## What you have to do
Return verbatim everything from the first line through the line that contains "import plotly.graph_objects as go", and stop there.
------------
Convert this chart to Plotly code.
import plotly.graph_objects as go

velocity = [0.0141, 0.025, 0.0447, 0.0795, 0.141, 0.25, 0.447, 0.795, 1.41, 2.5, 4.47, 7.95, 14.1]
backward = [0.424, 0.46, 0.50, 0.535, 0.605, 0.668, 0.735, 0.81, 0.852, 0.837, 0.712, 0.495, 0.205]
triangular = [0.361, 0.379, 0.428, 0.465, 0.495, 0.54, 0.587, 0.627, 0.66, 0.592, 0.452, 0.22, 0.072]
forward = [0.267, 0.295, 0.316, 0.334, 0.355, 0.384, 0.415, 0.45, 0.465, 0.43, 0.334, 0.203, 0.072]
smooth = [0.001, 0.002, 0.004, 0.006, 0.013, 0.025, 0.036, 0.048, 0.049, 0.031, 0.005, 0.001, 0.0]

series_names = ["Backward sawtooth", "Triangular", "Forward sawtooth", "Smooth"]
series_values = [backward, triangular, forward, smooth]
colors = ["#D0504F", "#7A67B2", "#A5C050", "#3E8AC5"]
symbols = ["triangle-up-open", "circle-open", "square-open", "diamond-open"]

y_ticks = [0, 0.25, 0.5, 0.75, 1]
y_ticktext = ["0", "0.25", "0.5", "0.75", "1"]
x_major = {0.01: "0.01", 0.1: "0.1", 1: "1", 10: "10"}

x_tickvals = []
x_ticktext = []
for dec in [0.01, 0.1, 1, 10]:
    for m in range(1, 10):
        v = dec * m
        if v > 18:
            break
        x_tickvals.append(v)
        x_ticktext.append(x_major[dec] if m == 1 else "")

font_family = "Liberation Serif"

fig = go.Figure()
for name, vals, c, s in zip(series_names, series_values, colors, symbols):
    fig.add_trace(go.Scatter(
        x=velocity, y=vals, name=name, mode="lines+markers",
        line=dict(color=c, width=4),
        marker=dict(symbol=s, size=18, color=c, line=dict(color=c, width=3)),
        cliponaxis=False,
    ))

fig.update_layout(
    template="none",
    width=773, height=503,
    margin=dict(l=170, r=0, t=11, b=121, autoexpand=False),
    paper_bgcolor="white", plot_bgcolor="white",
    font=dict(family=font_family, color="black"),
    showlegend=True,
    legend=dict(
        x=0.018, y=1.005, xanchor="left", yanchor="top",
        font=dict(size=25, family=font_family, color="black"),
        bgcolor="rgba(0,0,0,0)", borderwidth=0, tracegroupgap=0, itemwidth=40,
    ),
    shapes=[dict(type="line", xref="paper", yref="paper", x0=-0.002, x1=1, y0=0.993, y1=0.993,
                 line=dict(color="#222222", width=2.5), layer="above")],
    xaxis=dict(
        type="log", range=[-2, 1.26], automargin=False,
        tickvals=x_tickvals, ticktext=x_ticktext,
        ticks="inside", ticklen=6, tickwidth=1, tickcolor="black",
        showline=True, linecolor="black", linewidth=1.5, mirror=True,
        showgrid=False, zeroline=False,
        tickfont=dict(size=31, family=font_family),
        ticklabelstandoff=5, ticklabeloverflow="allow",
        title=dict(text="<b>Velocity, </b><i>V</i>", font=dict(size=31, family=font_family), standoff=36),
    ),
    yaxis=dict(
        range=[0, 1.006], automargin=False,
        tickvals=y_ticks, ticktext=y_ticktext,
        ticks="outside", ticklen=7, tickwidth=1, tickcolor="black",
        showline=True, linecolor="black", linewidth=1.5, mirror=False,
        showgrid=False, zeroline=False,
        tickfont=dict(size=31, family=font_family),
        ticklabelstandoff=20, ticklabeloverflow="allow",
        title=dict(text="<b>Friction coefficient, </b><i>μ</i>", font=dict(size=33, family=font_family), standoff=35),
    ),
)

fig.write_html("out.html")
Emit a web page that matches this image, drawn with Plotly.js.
------------
## Final answer
Convert this chart to Plotly code.
import plotly.graph_objects as go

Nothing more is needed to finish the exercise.